◆ SET EXERCISE ◆
Reproduce the listing below exactly, beginning with its first line and ending with the line that holds "ax.set_facecolor(bg)"; pictures are not part of the copy.
====== INFORMATION GIVEN
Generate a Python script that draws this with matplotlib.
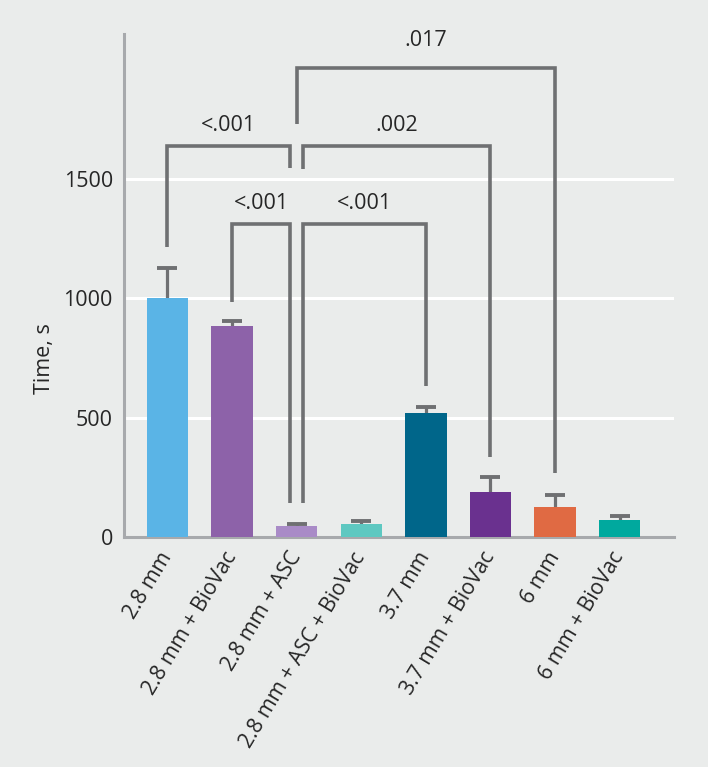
import matplotlib
matplotlib.use("Agg")
import matplotlib.pyplot as plt

categories = ["2.8 mm", "2.8 mm + BioVac", "2.8 mm + ASC", "2.8 mm + ASC + BioVac",
              "3.7 mm", "3.7 mm + BioVac", "6 mm", "6 mm + BioVac"]
means = [1000, 883, 48, 53, 520, 190, 126, 70]
err_upper = [125, 22, 7, 15, 25, 61, 52, 20]
colors = ["#5ab4e6", "#8d62a9", "#a98bc7", "#5ec8c1", "#00668a", "#6a318f", "#e06a43", "#00a99e"]
yticks = [0, 500, 1000, 1500]

# significance brackets: left x, right x, top, left-leg bottom, right-leg bottom, label, label y
br_x0 = [2.0, 0.0, 2.1, 1.0, 2.1]
br_x1 = [6.0, 1.9, 5.0, 1.9, 4.0]
br_top = [1966, 1638, 1638, 1311, 1311]
br_lbot = [1730, 1216, 1542, 983, 141]
br_rbot = [268, 1547, 335, 141, 633]
br_label = [".017", "<.001", ".002", "<.001", "<.001"]
br_label_y = [2078, 1722, 1722, 1395, 1395]

plt.rcParams["font.family"] = ["Open Sans", "DejaVu Sans"]
bg = "#eaeceb"
gray = "#6f7072"
spine_gray = "#a7a9ac"
txt = "#262626"

fig = plt.figure(figsize=(7.08, 7.67), dpi=100, facecolor=bg)
ax = fig.add_axes([124 / 708, 1 - 537 / 767, 550 / 708, (537 - 34) / 767])
ax.set_facecolor(bg)

x = list(range(len(categories)))
ax.bar(x, means, width=0.64, color=colors, zorder=3)
eb = ax.errorbar(x, means, yerr=[[0] * len(means), err_upper], fmt="none",
                 ecolor=gray, elinewidth=2.3, capsize=7.5, capthick=2.8, zorder=2)
# keep only the upper caps
for cl in eb[1]:
    yd = list(cl.get_ydata())
    if all(abs(a - b) < 1e-9 for a, b in zip(yd, means)):
        cl.set_visible(False)

for x0, x1, top, lb, rb, lab, ly in zip(br_x0, br_x1, br_top, br_lbot, br_rbot, br_label, br_label_y):
    ax.plot([x0, x0, x1, x1], [lb, top, top, rb], color=gray, lw=2.6,
            solid_joinstyle="miter", solid_capstyle="butt", zorder=4, clip_on=False)
    ax.text((x0 + x1) / 2, ly, lab, ha="center", va="center", fontsize=15.5, color=txt)

ax.set_xlim(-0.67, 7.84)
ax.set_ylim(0, 2107)
ax.set_yticks(yticks)
ax.set_yticklabels([str(t) for t in yticks])
ax.yaxis.grid(True, color="white", lw=2.2, zorder=0)
ax.set_axisbelow(True)
ax.tick_params(axis="y", length=0, pad=8, labelsize=15.5, labelcolor=txt)
ax.tick_params(axis="x", length=0, pad=12, labelsize=15.2, labelcolor=txt)
ax.set_xticks(x)
ax.set_xticklabels(categories, rotation=59, ha="right", va="center", rotation_mode="anchor")

for s in ["top", "right"]:
    ax.spines[s].set_visible(False)
for s in ["left", "bottom"]:
    ax.spines[s].set_color(spine_gray)
    ax.spines[s].set_linewidth(2.2)

ax.set_ylabel("Time, s", fontsize=15.5, color=txt)
ax.yaxis.set_label_coords((55 - 124) / 550, (537 - 359) / 503)

fig.savefig("out.png", dpi=100, facecolor=bg)
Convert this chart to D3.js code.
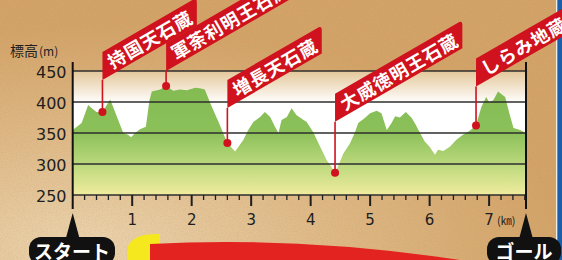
<!DOCTYPE html>
<html>
<head>
<meta charset="utf-8">
<script src="https://cdn.jsdelivr.net/npm/d3@7"></script>
<style>
html, body { margin: 0; padding: 0; overflow: hidden; background: #d9ae76; }
</style>
</head>
<body>
<svg id="chart" width="562" height="260"></svg>
<script>
// elevation profile along the course (km, metres)
var km = [0.00, 0.07, 0.15, 0.26, 0.32, 0.40, 0.50, 0.63, 0.68, 0.85, 0.93, 0.98, 1.05, 1.13, 1.23,
          1.29, 1.33, 1.47, 1.57, 1.69, 1.80, 1.92, 2.06, 2.14, 2.22, 2.34, 2.45, 2.55, 2.60, 2.73,
          2.87, 2.95, 3.04, 3.15, 3.23, 3.32, 3.40, 3.46, 3.51, 3.60, 3.68, 3.76, 3.88, 3.93, 4.04,
          4.16, 4.27, 4.35, 4.41, 4.48, 4.55, 4.66, 4.74, 4.80, 4.91, 5.00, 5.11, 5.19, 5.28, 5.36,
          5.42, 5.50, 5.60, 5.70, 5.75, 5.84, 5.92, 6.00, 6.09, 6.14, 6.23, 6.34, 6.45, 6.56, 6.68,
          6.78, 6.82, 6.87, 6.95, 7.00, 7.07, 7.15, 7.27, 7.34, 7.41, 7.52, 7.62];
var elev = [355, 360, 366, 395, 390, 384, 384, 404, 392, 350, 347, 343, 350, 356, 360,
            403, 417, 420, 426, 418, 420, 419, 423, 422, 420, 392, 368, 345, 334, 320,
            339, 355, 368, 376, 384, 376, 360, 350, 371, 376, 390, 379, 371, 368, 352,
            328, 306, 295, 286, 301, 317, 333, 350, 366, 374, 382, 386, 382, 355, 366,
            377, 375, 384, 374, 366, 350, 336, 328, 315, 323, 321, 328, 339, 347, 354,
            362, 376, 392, 408, 400, 403, 417, 408, 382, 358, 355, 350];

// stone statues along the way
var spotNames = ["持国天石蔵", "軍荼利明王石蔵", "増長天石蔵", "大威徳明王石蔵", "しらみ地蔵"];
var spotKm = [0.50, 1.57, 2.60, 4.41, 6.78];
var spotElev = [384, 426, 334, 286, 362];

var yTicks = [250, 300, 350, 400, 450];
var xTicks = [1, 2, 3, 4, 5, 6, 7];
var courseEnd = 7.62;

// how far each flag sits above its dot (px)
var flagRise = [32, 15, 35, 51, 39];

var svg = d3.select("#chart");
var defs = svg.append("defs");

var x = d3.scaleLinear().domain([0, courseEnd]).range([72.7, 526]);
var y = d3.scaleLinear().domain([250, 450]).range([195, 71]);

// paper background
var bg = defs.append("radialGradient").attr("id", "paper")
    .attr("cx", 0.15).attr("cy", 0.95).attr("r", 0.85);
bg.append("stop").attr("offset", 0).attr("stop-color", "#ecd4ae");
bg.append("stop").attr("offset", 0.55).attr("stop-color", "#deb783");
bg.append("stop").attr("offset", 1).attr("stop-color", "#d3a367");

var noise = defs.append("filter").attr("id", "grain");
noise.append("feTurbulence").attr("type", "fractalNoise")
    .attr("baseFrequency", 0.8).attr("numOctaves", 2).attr("seed", 3);
noise.append("feColorMatrix").attr("type", "matrix")
    .attr("values", "0 0 0 0 0.45  0 0 0 0 0.3  0 0 0 0 0.15  0 0 0 -1.2 0.75");

svg.append("rect").attr("width", 562).attr("height", 260).attr("fill", "url(#paper)");
svg.append("rect").attr("width", 562).attr("height", 260)
    .attr("filter", "url(#grain)").attr("opacity", 0.35);

// blue edge on the right
svg.append("rect").attr("x", 556).attr("y", 0).attr("width", 1.2).attr("height", 260).attr("fill", "#f4efe6");
svg.append("rect").attr("x", 557.5).attr("y", 0).attr("width", 5).attr("height", 260).attr("fill", "#1d5ea8");

// plot background: tan fading into white
var sky = defs.append("linearGradient").attr("id", "sky")
    .attr("gradientUnits", "userSpaceOnUse")
    .attr("x1", 0).attr("y1", y(450)).attr("x2", 0).attr("y2", y(250));
sky.append("stop").attr("offset", 0).attr("stop-color", "#e4c79a");
sky.append("stop").attr("offset", 0.26).attr("stop-color", "#ffffff");
sky.append("stop").attr("offset", 1).attr("stop-color", "#ffffff");

svg.append("rect")
    .attr("x", x(0)).attr("y", y(450))
    .attr("width", x(courseEnd) - x(0)).attr("height", y(250) - y(450))
    .attr("fill", "url(#sky)");

// green area
var grass = defs.append("linearGradient").attr("id", "grass")
    .attr("gradientUnits", "userSpaceOnUse")
    .attr("x1", 0).attr("y1", y(450)).attr("x2", 0).attr("y2", y(250));
grass.append("stop").attr("offset", 0).attr("stop-color", "#80b950");
grass.append("stop").attr("offset", 0.5).attr("stop-color", "#8cc15a");
grass.append("stop").attr("offset", 0.75).attr("stop-color", "#bad87c");
grass.append("stop").attr("offset", 1).attr("stop-color", "#f1ec9e");

var profile = km.map(function(k, i) { return [k, elev[i]]; });

var area = d3.area()
    .x(function(d) { return x(d[0]); })
    .y0(y(250))
    .y1(function(d) { return y(d[1]); });

svg.append("path").datum(profile).attr("d", area).attr("fill", "url(#grass)");

// grid lines
svg.append("g").selectAll("line")
    .data(yTicks).enter().append("line")
    .attr("x1", x(0)).attr("x2", x(courseEnd))
    .attr("y1", function(d) { return y(d); })
    .attr("y2", function(d) { return y(d); })
    .attr("stroke", "#2e2e2e").attr("stroke-width", 1.3);

// y labels
svg.append("g").selectAll("text")
    .data(yTicks).enter().append("text")
    .attr("x", 66.5)
    .attr("y", function(d) { return y(d) + 1; })
    .attr("text-anchor", "end")
    .attr("dominant-baseline", "central")
    .attr("font-family", "DejaVu Sans")
    .attr("font-size", 16)
    .attr("fill", "#1e1e1e")
    .text(function(d) { return d; });

svg.append("text").attr("x", 10).attr("y", 56)
    .attr("font-family", "Noto Sans CJK JP").attr("font-size", 14).attr("fill", "#1e1e1e")
    .text("標高")
    .append("tspan").attr("font-size", 12).attr("dx", 1).text("(m)");

// side lines
svg.append("line").attr("x1", x(0)).attr("x2", x(0)).attr("y1", 62).attr("y2", 209)
    .attr("stroke", "#111").attr("stroke-width", 2);
svg.append("line").attr("x1", x(courseEnd)).attr("x2", x(courseEnd)).attr("y1", 62).attr("y2", 209)
    .attr("stroke", "#111").attr("stroke-width", 2);

// x ticks
var minor = d3.range(0.2, courseEnd, 0.2).filter(function(d) { return Math.abs(d - Math.round(d)) > 0.05; });
svg.append("g").selectAll("line")
    .data(minor).enter().append("line")
    .attr("x1", function(d) { return x(d); }).attr("x2", function(d) { return x(d); })
    .attr("y1", y(250)).attr("y2", y(250) + 5)
    .attr("stroke", "#1e1e1e").attr("stroke-width", 1.3);
svg.append("g").selectAll("line")
    .data(xTicks).enter().append("line")
    .attr("x1", function(d) { return x(d); }).attr("x2", function(d) { return x(d); })
    .attr("y1", y(250)).attr("y2", y(250) + 11)
    .attr("stroke", "#1e1e1e").attr("stroke-width", 2);
svg.append("g").selectAll("text")
    .data(xTicks).enter().append("text")
    .attr("x", function(d) { return x(d); })
    .attr("y", 220)
    .attr("text-anchor", "middle")
    .attr("dominant-baseline", "central")
    .attr("font-family", "DejaVu Sans")
    .attr("font-size", 15)
    .attr("fill", "#1e1e1e")
    .text(function(d) { return d; });
svg.append("text").attr("x", x(7) + 8).attr("y", 220)
    .attr("dominant-baseline", "central")
    .attr("font-family", "Noto Sans CJK JP").attr("font-size", 11).attr("fill", "#1e1e1e")
    .text("(㎞)");

// flags
var angle = 30 * Math.PI / 180;
var tanA = Math.tan(angle);
var flagH = 28;

var spots = svg.append("g").selectAll("g")
    .data(spotNames).enter().append("g");

spots.each(function(name, i) {
    var g = d3.select(this);
    var px = x(spotKm[i]), py = y(spotElev[i]);
    var yb = py - flagRise[i];

    var label = g.append("text")
        .attr("font-family", "Noto Sans CJK JP")
        .attr("font-weight", 700)
        .attr("font-size", 18)
        .attr("letter-spacing", 1)
        .attr("fill", "#fff")
        .attr("dominant-baseline", "central")
        .text(name);
    var len = label.node().getComputedTextLength() + 14;
    var w = len * Math.cos(angle);
    var xr = px + w;
    var r = 5;
    var trY = yb - flagH - w * tanA;
    var d = "M" + px + "," + yb +
        "L" + px + "," + (yb - flagH) +
        "L" + (xr - r * Math.cos(angle)) + "," + (trY + r * Math.sin(angle)) +
        "Q" + xr + "," + trY + " " + xr + "," + (trY + r) +
        "L" + xr + "," + (yb - w * tanA) + "Z";
    g.insert("path", "text").attr("d", d).attr("fill", "#d0121e");

    var s = 7;
    var tx = px + s * Math.cos(angle), ty = yb - flagH / 2 - s * Math.sin(angle);
    label.attr("transform", "translate(" + tx + "," + ty + ") rotate(-30)");

    g.insert("line", "path").attr("x1", px).attr("x2", px).attr("y1", py).attr("y2", yb)
        .attr("stroke", "#d0121e").attr("stroke-width", 1.6);
    g.append("circle").attr("cx", px).attr("cy", py).attr("r", 4).attr("fill", "#d0121e");
});

// start / goal markers
function pointer(cx, text, x0, x1) {
    svg.append("path")
        .attr("d", "M" + cx + ",213 L" + (cx - 7) + ",239 L" + (cx + 7) + ",239 Z")
        .attr("fill", "#111");
    svg.append("rect").attr("x", x0).attr("y", 237).attr("width", x1 - x0).attr("height", 28)
        .attr("rx", 12).attr("fill", "#111");
    svg.append("text").attr("x", (x0 + x1) / 2).attr("y", 250)
        .attr("text-anchor", "middle").attr("dominant-baseline", "central")
        .attr("font-family", "Noto Sans CJK JP").attr("font-weight", 700).attr("font-size", 19)
        .attr("fill", "#fff").text(text);
}
pointer(x(0), "スタート", 29, 115);
pointer(x(courseEnd), "ゴール", 487, 561);

// red banner peeking in at the bottom
svg.append("path").attr("d", "M128,260 L128,246 Q134,233 160,234 L160,260 Z").attr("fill", "#f5e81e");
svg.append("path").attr("d", "M150,260 L150,244 Q300,236 460,260 Z").attr("fill", "#e3231f");
</script>
</body>
</html>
============
◆ EXERCISE SOLUTION ◆
Generate a Python script that draws this with matplotlib.
import matplotlib
matplotlib.use("Agg")
import matplotlib.pyplot as plt

categories = ["2.8 mm", "2.8 mm + BioVac", "2.8 mm + ASC", "2.8 mm + ASC + BioVac",
              "3.7 mm", "3.7 mm + BioVac", "6 mm", "6 mm + BioVac"]
means = [1000, 883, 48, 53, 520, 190, 126, 70]
err_upper = [125, 22, 7, 15, 25, 61, 52, 20]
colors = ["#5ab4e6", "#8d62a9", "#a98bc7", "#5ec8c1", "#00668a", "#6a318f", "#e06a43", "#00a99e"]
yticks = [0, 500, 1000, 1500]

# significance brackets: left x, right x, top, left-leg bottom, right-leg bottom, label, label y
br_x0 = [2.0, 0.0, 2.1, 1.0, 2.1]
br_x1 = [6.0, 1.9, 5.0, 1.9, 4.0]
br_top = [1966, 1638, 1638, 1311, 1311]
br_lbot = [1730, 1216, 1542, 983, 141]
br_rbot = [268, 1547, 335, 141, 633]
br_label = [".017", "<.001", ".002", "<.001", "<.001"]
br_label_y = [2078, 1722, 1722, 1395, 1395]

plt.rcParams["font.family"] = ["Open Sans", "DejaVu Sans"]
bg = "#eaeceb"
gray = "#6f7072"
spine_gray = "#a7a9ac"
txt = "#262626"

fig = plt.figure(figsize=(7.08, 7.67), dpi=100, facecolor=bg)
ax = fig.add_axes([124 / 708, 1 - 537 / 767, 550 / 708, (537 - 34) / 767])
ax.set_facecolor(bg)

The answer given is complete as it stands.